By contrast, the probabilities reported here do have to add up. When you total up the “Chance of Winning the Title” for each team (and you can’t do this precisely because there are a lot of “<1%”’s) you get to within rounding error of 100%. The reason here is that making the playoffs, making the finals, etc. are ranked values within the distribution and require considering the performance of all teams simultaneously. If the Warriors win the title in one simulation, the Raptors cannot.
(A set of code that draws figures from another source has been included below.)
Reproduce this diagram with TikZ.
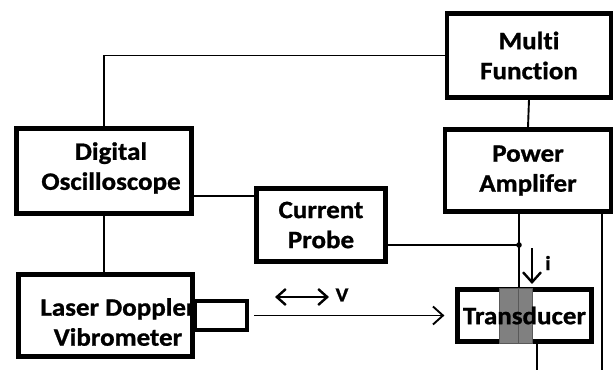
\documentclass[tikz,border=0pt]{standalone}
\usepackage{fontspec}
\setmainfont{Carlito}[FakeStretch=1.08,Ligatures=CommonOff,BoldFeatures={FakeBold=1}]
\usetikzlibrary{arrows.meta}

\tikzset{
  blk/.style={draw,line width=4.2pt,inner sep=0pt,align=center,
    font=\bfseries\fontsize{25}{30}\selectfont},
  lbl/.style={inner sep=0pt,align=center,font=\bfseries\fontsize{25}{30}\selectfont},
  wire/.style={line width=1.9pt},
  barb/.style={-{Straight Barb[length=10pt,width=18pt]}},
  dbarb/.style={{Straight Barb[length=9pt,width=16pt]}-{Straight Barb[length=9pt,width=16pt]}}
}

\begin{document}
\begin{tikzpicture}[x=1pt,y=-1pt]
  \useasboundingbox (0,0) rectangle (613,370);
  \clip (0,0) rectangle (613,370);

  \node[blk,minimum width=164pt,minimum height=84pt] (mf) at (529,55.5) {Multi\\Function};
  \node[blk,minimum width=166pt,minimum height=82pt] (amp) at (528,170.5) {Power\\Amplifer};
  \node[blk,minimum width=175pt,minimum height=85pt] (osc) at (104,171) {};
  \node[blk,minimum width=129pt,minimum height=73pt] (probe) at (321,225) {Current\\Probe};
  \node[blk,minimum width=174pt,minimum height=82pt] (ldv) at (105.5,315.5) {};
  \node[blk,minimum width=52pt,minimum height=29pt] (head) at (221,315.5) {};
  \node[blk,minimum width=134pt,minimum height=52pt] (trans) at (524.5,315.5) {};

  \draw[fill=black!50,draw=black!65,line width=1pt] (499,288) rectangle (518,343);
  \draw[fill=black!50,draw=black!65,line width=1pt] (518,288) rectangle (532,343);

  \node[lbl] (osctxt) at (111,168) {Digital\\Oscilloscope};
  \node[lbl] (ldvtxt) at (118,322) {Laser Doppler\\Vibrometer};
  \node[lbl] (transtxt) at (trans.center) {Transducer};

  \coordinate (jn) at (519,245);
  \coordinate (out1) at (602,370);
  \coordinate (out2) at (537,370);
  \coordinate (itop) at (532,248);
  \coordinate (ibot) at (532,284);
  \coordinate (vl) at (275,297);
  \coordinate (vr) at (329,297);

  \draw[wire] (mf.west) -| (osc.north);
  \draw[wire] (mf.south) -- (amp.north);
  \draw[wire] ([yshift=-10pt]probe.north west) coordinate (p1) -- (p1 -| osc.east);
  \draw[wire] (osc.south) -- (osc.south |- ldv.north);
  \draw[wire] (amp.south -| jn) -- (jn) -- (jn |- trans.north);
  \draw[wire] (probe.east |- jn) -- (jn);
  \fill (jn) circle (2.8pt);
  \draw[wire] (amp.south -| out1) -- (out1);
  \draw[wire] (trans.south -| out2) -- (out2);

  \draw[wire,barb,shorten <=5pt,shorten >=11pt] (head.east) -- (trans.west);
  \draw[wire,line width=2.4pt,barb] (itop) -- (ibot);
  \node[lbl,font=\bfseries\fontsize{20}{20}\selectfont] (ilbl) at (548,263) {i};
  \draw[wire,line width=2.4pt,dbarb] (vl) -- (vr);
  \node[lbl,font=\bfseries\fontsize{20}{20}\selectfont] (vlbl) at (342,295) {V};
\end{tikzpicture}
\end{document}
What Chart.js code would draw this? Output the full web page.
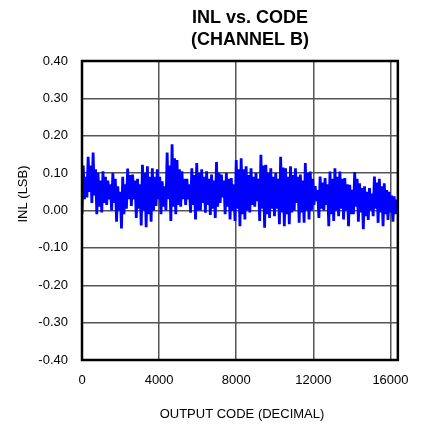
<!DOCTYPE html>
<html>
<head>
<meta charset="utf-8">
<script src="https://cdn.jsdelivr.net/npm/chart.js@4/dist/chart.umd.min.js"></script>
<style>
  html, body { margin: 0; padding: 0; background: #fff; }
  #wrap { width: 422px; height: 427px; }
</style>
</head>
<body>
<div id="wrap"><canvas id="chart" width="422" height="427"></canvas></div>
<script>
const titleLines = ["INL vs. CODE", "(CHANNEL B)"];
const xTitle = "OUTPUT CODE (DECIMAL)";
const yTitle = "INL (LSB)";
const xTicks = [0, 4000, 8000, 12000, 16000];
const yTicks = [-0.4, -0.3, -0.2, -0.1, 0, 0.1, 0.2, 0.3, 0.4];
const segCodes = 256;

// outer swings: lo, hi pairs every 256 codes
const inlOuter = [
  -0.010, 0.120,  0.035, 0.144,  0.020, 0.155, -0.010, 0.100,
  -0.005, 0.105,  0.015, 0.080,  0.000, 0.100, -0.030, 0.065,
  -0.048, 0.090,  0.005, 0.112,  0.012, 0.096, -0.020, 0.085,
  -0.040, 0.122, -0.045, 0.118, -0.030, 0.113,  0.012, 0.110,
  -0.010, 0.078,  0.000, 0.155, -0.028, 0.177, -0.010, 0.135,
   0.010, 0.105,  0.015, 0.085, -0.006, 0.113, -0.024, 0.127,
   0.000, 0.110, -0.006, 0.105, -0.012, 0.096, -0.020, 0.130,
   0.020, 0.096, -0.010, 0.100, -0.024, 0.087, -0.028, 0.135,
  -0.042, 0.140, -0.024, 0.118, -0.005, 0.113,  0.010, 0.100,
  -0.028, 0.149, -0.046, 0.122, -0.020, 0.113, -0.015, 0.100,
  -0.037, 0.144, -0.042, 0.113, -0.037, 0.118,  0.000, 0.113,
  -0.033, 0.096, -0.033, 0.127, -0.024, 0.104,  0.015, 0.065,
  -0.020, 0.091,  0.000, 0.087, -0.042, 0.104, -0.028, 0.113,
  -0.015, 0.104, -0.024, 0.087, -0.042, 0.069, -0.010, 0.103,
  -0.030, 0.073, -0.050, 0.065, -0.025, 0.060, -0.015, 0.091,
  -0.033, 0.085, -0.042, 0.073, -0.025, 0.050, -0.030, 0.038
];

// inner swings within the same segments
const inlInner = [
   0.030, 0.090,  0.050, 0.120,  0.040, 0.110,  0.010, 0.080,
   0.020, 0.090,  0.030, 0.070,  0.020, 0.085,  0.000, 0.050,
  -0.010, 0.070,  0.030, 0.095,  0.030, 0.080,  0.005, 0.070,
   0.000, 0.100, -0.010, 0.090,  0.000, 0.090,  0.030, 0.090,
   0.010, 0.065,  0.030, 0.120,  0.010, 0.140,  0.015, 0.110,
   0.030, 0.085,  0.030, 0.070,  0.015, 0.095,  0.000, 0.100,
   0.020, 0.090,  0.015, 0.085,  0.005, 0.080,  0.010, 0.100,
   0.035, 0.080,  0.010, 0.085,  0.000, 0.070,  0.005, 0.110,
  -0.010, 0.110,  0.000, 0.095,  0.015, 0.090,  0.025, 0.085,
   0.005, 0.120, -0.010, 0.100,  0.005, 0.090,  0.005, 0.085,
  -0.005, 0.115, -0.010, 0.090, -0.005, 0.095,  0.020, 0.090,
  -0.005, 0.080,  0.000, 0.100,  0.000, 0.085,  0.025, 0.055,
   0.005, 0.075,  0.015, 0.070, -0.010, 0.085,  0.000, 0.090,
   0.005, 0.085,  0.000, 0.070, -0.010, 0.055,  0.010, 0.085,
  -0.005, 0.060, -0.015, 0.050,  0.000, 0.045,  0.005, 0.075,
  -0.005, 0.065, -0.010, 0.055, -0.005, 0.040, -0.010, 0.030
];

const points = [];
for (let k = 0; k < inlOuter.length / 2; k++) {
  const c = k * segCodes;
  points.push({ x: c, y: inlOuter[2 * k] });
  points.push({ x: c + segCodes / 4, y: inlOuter[2 * k + 1] });
  points.push({ x: c + segCodes / 2, y: inlInner[2 * k] });
  points.push({ x: c + 3 * segCodes / 4, y: inlInner[2 * k + 1] });
}

const FONT = "Arial, 'Liberation Sans', sans-serif";

const textPlugin = {
  id: "texts",
  afterDatasetsDraw(chart) {
    const ctx = chart.ctx;
    const a = chart.chartArea;
    ctx.save();
    // plot frame
    ctx.strokeStyle = "#000";
    ctx.lineWidth = 2.5;
    ctx.strokeRect(a.left, a.top, a.right - a.left, a.bottom - a.top);
    ctx.fillStyle = "#000";
    ctx.textAlign = "center";
    ctx.textBaseline = "alphabetic";
    ctx.font = "bold 18px " + FONT;
    ctx.fillText(titleLines[0], 250, 23);
    ctx.fillText(titleLines[1], 250, 45);
    ctx.font = "13px " + FONT;
    ctx.textBaseline = "middle";
    ctx.fillText(xTitle, 242, 414);
    ctx.translate(23, 194);
    ctx.rotate(-Math.PI / 2);
    ctx.fillText(yTitle, 0, 0);
    ctx.restore();
  }
};

new Chart(document.getElementById("chart"), {
  type: "line",
  data: {
    datasets: [{
      data: points,
      borderColor: "#0000ff",
      borderWidth: 2.8,
      pointRadius: 0,
      tension: 0,
      fill: false
    }]
  },
  options: {
    responsive: false,
    animation: false,
    layout: { padding: { left: 0, top: 61, right: 20, bottom: 0 } },
    plugins: { legend: { display: false }, title: { display: false }, tooltip: { enabled: false } },
    scales: {
      x: {
        type: "linear",
        min: 0,
        max: 16384,
        afterBuildTicks: s => { s.ticks = xTicks.map(v => ({ value: v })); },
        afterFit: s => { s.height = 67; },
        grid: { color: "#555", lineWidth: 1.5, drawTicks: false },
        border: { display: false },
        ticks: {
          color: "#000",
          font: { family: FONT, size: 13 },
          padding: 13,
          maxRotation: 0,
          callback: v => String(v)
        }
      },
      y: {
        min: -0.4,
        max: 0.4,
        afterBuildTicks: s => { s.ticks = yTicks.map(v => ({ value: v })); },
        afterFit: s => { s.width = 82; },
        grid: { color: "#555", lineWidth: 1.5, drawTicks: false },
        border: { display: false },
        ticks: {
          color: "#000",
          font: { family: FONT, size: 13 },
          padding: 14,
          callback: v => v.toFixed(2)
        }
      }
    }
  },
  plugins: [textPlugin]
});
</script>
</body>
</html>
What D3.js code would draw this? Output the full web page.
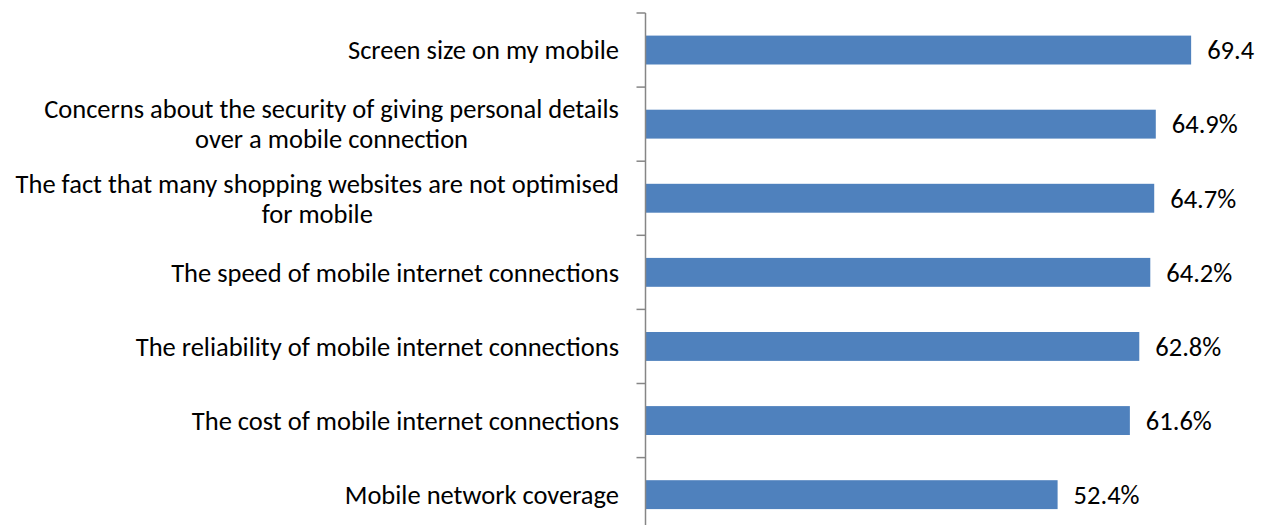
<!DOCTYPE html>
<html>
<head>
<meta charset="utf-8">
<script src="https://cdn.jsdelivr.net/npm/d3@7"></script>
<style>
  body { margin: 0; background: #fff; }
  svg { display: block; }
  text { font-family: Carlito, Lato, "Liberation Sans", sans-serif; fill: #000; }
</style>
</head>
<body>
<div id="chart"></div>
<script>
// data
var categories = [
  "Screen size on my mobile",
  "Concerns about the security of giving personal details\nover a mobile connection",
  "The fact that many shopping websites are not optimised\nfor mobile",
  "The speed of mobile internet connections",
  "The reliability of mobile internet connections",
  "The cost of mobile internet connections",
  "Mobile network coverage"
];
var values = [69.4, 64.9, 64.7, 64.2, 62.8, 61.6, 52.4];
var valueLabels = ["69.4", "64.9%", "64.7%", "64.2%", "62.8%", "61.6%", "52.4%"];

var width = 1269;
var height = 525;
var margin = { left: 646, top: 13 };
var step = 74.1;
var fontSize = 26.5;

var barColor = "#4F81BD";
var axisColor = "#868686";

var svg = d3.select("#chart").append("svg")
  .attr("width", width)
  .attr("height", height);

var y = d3.scaleBand()
  .domain(categories)
  .range([margin.top, margin.top + step * categories.length])
  .paddingInner(0.61)
  .paddingOuter(0.305);

var x = d3.scaleLinear()
  .domain([0, 80])
  .range([margin.left, margin.left + 80 * 7.855]);

// bars
svg.selectAll("rect.bar")
  .data(categories)
  .enter().append("rect")
  .attr("class", "bar")
  .attr("x", x(0))
  .attr("y", function (d) { return y(d); })
  .attr("width", function (d, i) { return x(values[i]) - x(0); })
  .attr("height", y.bandwidth())
  .attr("fill", barColor);

// value labels
svg.selectAll("text.val")
  .data(categories)
  .enter().append("text")
  .attr("class", "val")
  .attr("x", function (d, i) { return x(values[i]) + 16; })
  .attr("y", function (d) { return y(d) + y.bandwidth() / 2; })
  .attr("dy", "0.35em")
  .style("font-size", fontSize + "px")
  .text(function (d, i) { return valueLabels[i]; });

// category axis: vertical line + ticks at band boundaries
var axisX = margin.left - 0.5;
svg.append("line")
  .attr("x1", axisX).attr("x2", axisX)
  .attr("y1", margin.top).attr("y2", margin.top + step * categories.length)
  .attr("stroke", axisColor)
  .attr("stroke-width", 1.5);

var bounds = d3.range(categories.length + 1).map(function (i) { return margin.top + i * step; });
svg.selectAll("line.tick")
  .data(bounds)
  .enter().append("line")
  .attr("class", "tick")
  .attr("x1", axisX - 9).attr("x2", axisX)
  .attr("y1", function (d) { return d; })
  .attr("y2", function (d) { return d; })
  .attr("stroke", axisColor)
  .attr("stroke-width", 1.5);

// category labels (multi-line, centred block, right aligned to axis)
var lineH = 30;
var labelRight = 619;
categories.forEach(function (c) {
  var lines = c.split("\n");
  var g = svg.append("text")
    .style("font-size", fontSize + "px");
  var cy = y(c) + y.bandwidth() / 2;
  var spans = lines.map(function (l, j) {
    return g.append("tspan")
      .attr("y", cy + (j - (lines.length - 1) / 2) * lineH)
      .attr("dy", "0.35em")
      .text(l);
  });
  var widths = spans.map(function (s) { return s.node().getComputedTextLength(); });
  var maxW = d3.max(widths);
  var centre = labelRight - maxW / 2;
  spans.forEach(function (s) {
    s.attr("x", centre).attr("text-anchor", "middle");
  });
});
</script>
</body>
</html>
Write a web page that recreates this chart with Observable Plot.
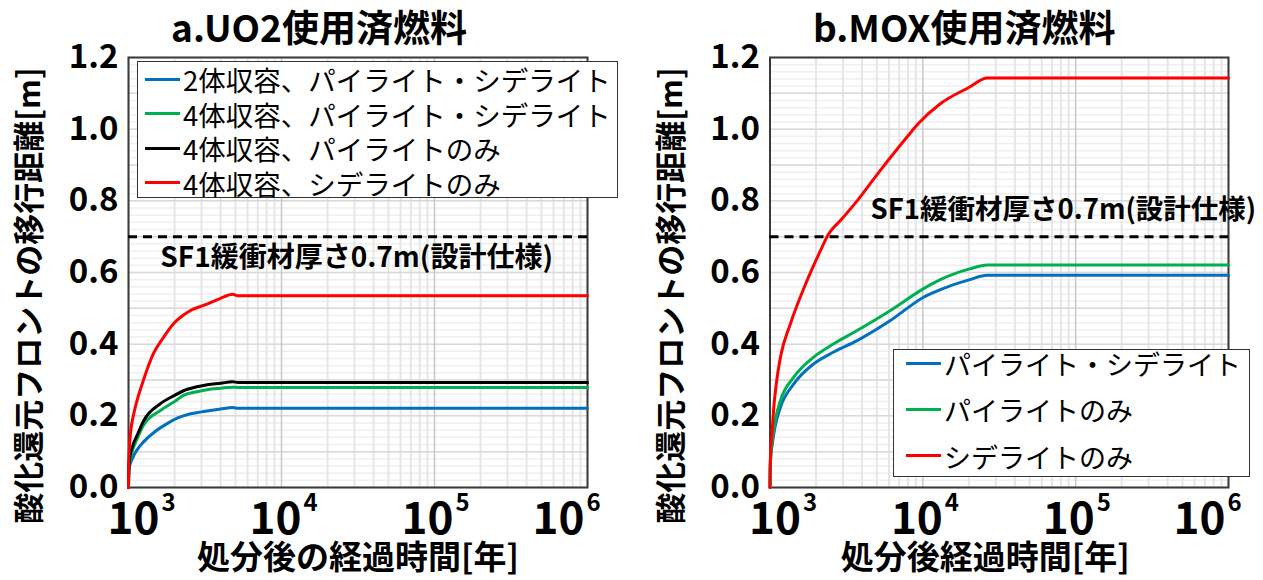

Which brings us back around to Danny’s statement. If we had available the full results from FiveThirtyEight’s simulation that built their projections dashboard, we could look at each run and determine how many wins were needed to win the 7th seed. Similarly, we could look at how many times the Hornets finished 7th in the East. But making these calculations requires looking at each simulated season individually rather than using the aggregated win totals. For example, the Hornets could have a high-variance team with some probability of achieving a top seed and some probability of falling out of the playoffs entirely. It may be that they only end up in the 7th seed rarely when compared to a team like the Pistons who have a lower ceiling but higher floor. And it may be that the 7th seeded team actually has an average win total higher than 40 because at least one of the teams immediately below the Hornets in the projected win total rankings has a good year in most of the simulated seasons. The point is that the statistics displayed on FiveThirtyEight’s page are inadequate to judge.

Now, having said all that, it’s worth asking, “So what?” While not strictly accurate, Danny’s basically right; its true that FiveThirtyEight thinks Charlotte is the 7th best team in the East based on median win total, and for folks listening to the podcast, the practical difference between the two is minimal. And maybe Danny does understand the distinction but in the interest of brevity and using natural language, he uses a convenient short-hand. This is all fair. But understanding these subtle distinctions is important for an analyst. When working with models like CARMELO, you need to understand what question you can reasonably ask of the model and the right way to ask them.

It also helps you avoid confusion when weird results come up, like a team with a lower projected record having a higher probability of making the playoffs, which occurred in the November 19 results. The Lakers have a fractionally lower projected win total than the Trail Blazers in this set of projections, but the Blazers were slightly less likely to make the playoffs!